The acid I used was too concentrated to be appropriate for neutralising the calcium hydroxide solution. To use it at its original concentration would have provided a larger source for error. As I mentioned in my plan, I found it necessary to dilute the hydrochloric acid by 10 parts to one. Because the original concentration was given, I can work out the new concentration.
The original concentration was 0.3 mol dm-3, and as the dilution was one part hydrochloric acid to ten parts water. After the dilution, the new concentration was 0.03 mol dm-3. It is therefore possible to calculate the amount, in moles, in solution. From this I can calculate the amount, again in moles, of calcium hydroxide to react with it. If the volume of calcium hydroxide solution is known, the concentration of it can be found. I have included a calculation showing this. I worked out the concentration of the calcium hydroxide solution as 0.00089 (2 significant figures).

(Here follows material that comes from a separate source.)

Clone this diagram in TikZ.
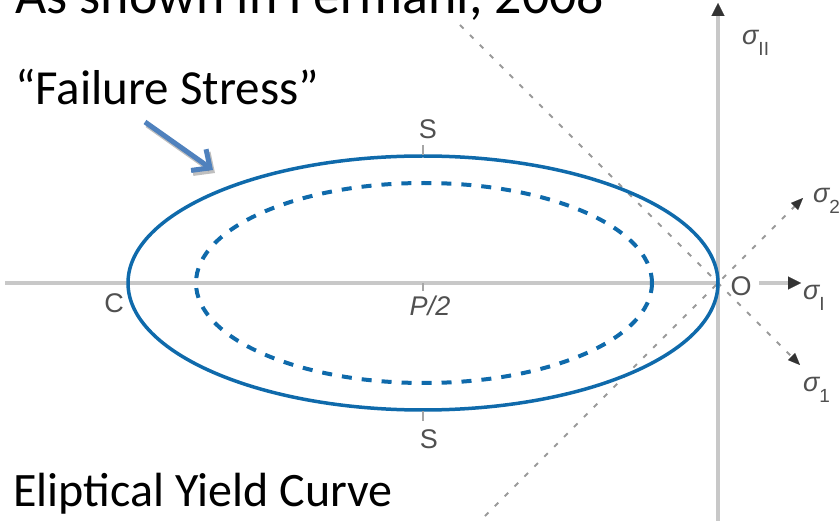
\documentclass[tikz,border=0pt]{standalone}
\usepackage{fontspec}
\setmainfont{Carlito}
\newfontfamily\labfont{Liberation Sans}
\usetikzlibrary{arrows.meta}
\definecolor{ellblue}{HTML}{0F6AAB}
\definecolor{arrblue}{HTML}{4F81BD}
\definecolor{axisgray}{HTML}{C8C8C8}
\definecolor{labgray}{HTML}{505050}
\definecolor{diaggray}{HTML}{9A9A9A}
\newcommand{\sigl}[1]{σ\raisebox{-11pt}{\upshape\fontsize{19}{20}\selectfont #1}}
\begin{document}
\begin{tikzpicture}[x=1pt,y=-1pt,
  axis/.style={draw=axisgray,line width=4pt},
  axtip/.style={-{Triangle[length=13pt,width=13pt,line width=0.1pt,color=black!80]}},
  diag/.style={draw=diaggray,line width=1.8pt,dash pattern=on 5pt off 9pt},
  diagtip/.style={-{Triangle[length=12pt,width=10pt,line width=0.1pt,color=black!80]}},
  lab/.style={text=labgray,font=\labfont\fontsize{27}{28}\selectfont,inner sep=0pt},
  sig/.style={text=labgray,font=\labfont\itshape\fontsize{27}{28}\selectfont,inner sep=0pt,anchor=base west},
  big/.style={inner sep=0pt,anchor=base west},
  tickmark/.style={draw=gray!70,line width=2.5pt},
  solidell/.style={draw=ellblue,line width=3.5pt},
  dashell/.style={draw=ellblue,line width=4pt,dash pattern=on 10pt off 10pt},
]
\useasboundingbox (0,0) rectangle (839,521);
\clip (0,0) rectangle (839,521);

% axes
\coordinate (vbot) at (718,521);
\coordinate (vtop) at (718,3);
\coordinate (hleft) at (5,283);
\coordinate (O0) at (718,283);
\coordinate (hr1) at (759,283);
\coordinate (hr2) at (801,283);
\draw[axis,axtip] (vbot) -- (vtop);
\draw[axis] (hleft) -- (O0);
\draw[axis,axtip] (hr1) -- (hr2);

% diagonal dashed axes
\coordinate (d1a) at (460,25);
\coordinate (d1b) at (800,365);
\coordinate (d2a) at (475,526);
\coordinate (d2b) at (803,198);
\draw[diag,diagtip] (d1a) -- (d1b);
\draw[diag,diagtip] (d2a) -- (d2b);

% ellipses
\draw[solidell] (423,283) ellipse [x radius=295, y radius=127];
\draw[dashell] (424,283) ellipse [x radius=228, y radius=100];

% ticks
\draw[tickmark] (423,145) -- (423,155);
\draw[tickmark] (423,283) -- (423,291);
\draw[tickmark] (423,411) -- (423,421);

% labels
\node[lab] (S1) at (428,129) {S};
\node[lab] (S2) at (429,439) {S};
\node[lab] (P2) at (430,306) {\itshape P/2};
\node[lab] (C) at (114,303) {C};
\node[lab] (O) at (741,286) {O};
\node[sig] (sII) at (742,45) {\sigl{II}};
\node[sig] (s2) at (813,203) {\sigl{2}};
\node[sig] (sI) at (803,300) {\sigl{I}};
\node[sig] (s1) at (803,392) {\sigl{1}};

% texts
\node[big,font=\fontsize{54}{60}\selectfont] (title) at (15,14) {As shown in Fermani, 2008};
\node[big,font=\fontsize{49}{56}\selectfont] (fail) at (15,105) {“Failure Stress”};
\node[big,font=\fontsize{48}{56}\selectfont] (curve) at (13,507) {Eliptical Yield Curve};

% failure arrow
\coordinate (fa1) at (145,122);
\coordinate (fa2) at (213,170);
\draw[line width=5pt,black,opacity=0.25,-{Straight Barb[length=14pt,width=26pt]}] ([shift={(2,3)}]fa1) -- ([shift={(2,3)}]fa2);
\draw[line width=5pt,arrblue,-{Straight Barb[length=14pt,width=26pt]}] (fa1) -- (fa2);
\end{tikzpicture}
\end{document}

In conclusion, it is clear from the results, and the subsequent calculations that calcium hydroxide is reasonably insoluble, in comparison with other compounds. The results also show that the calculated concentration I found from the experiment was much lower than the approximate calculation that was given.
Evaluation
From the percentage error calculation, and by the deviation of the results, shown by the calculated value for standard deviation, (2.5) it is clear that there were sources of error in the experiment. I felt that although the apparatus provided a slight source of error during the experiment, the main source of error was my own judgement of when the indicator had changed colour. I felt that it was difficult to judge the same colour change every time. I think this was the main cause for the results deviation that can be seen from the results. This could not be included in the percentage error calculation, however, because of the difficulty in actually measuring this. It would be difficult to improve in a future experiment, but the experiment would have been improved if the human error factor was removed. A way of doing this could have been an electronic system involving a filter allowing only a certain colour of light, and an LDR, with a voltmeter.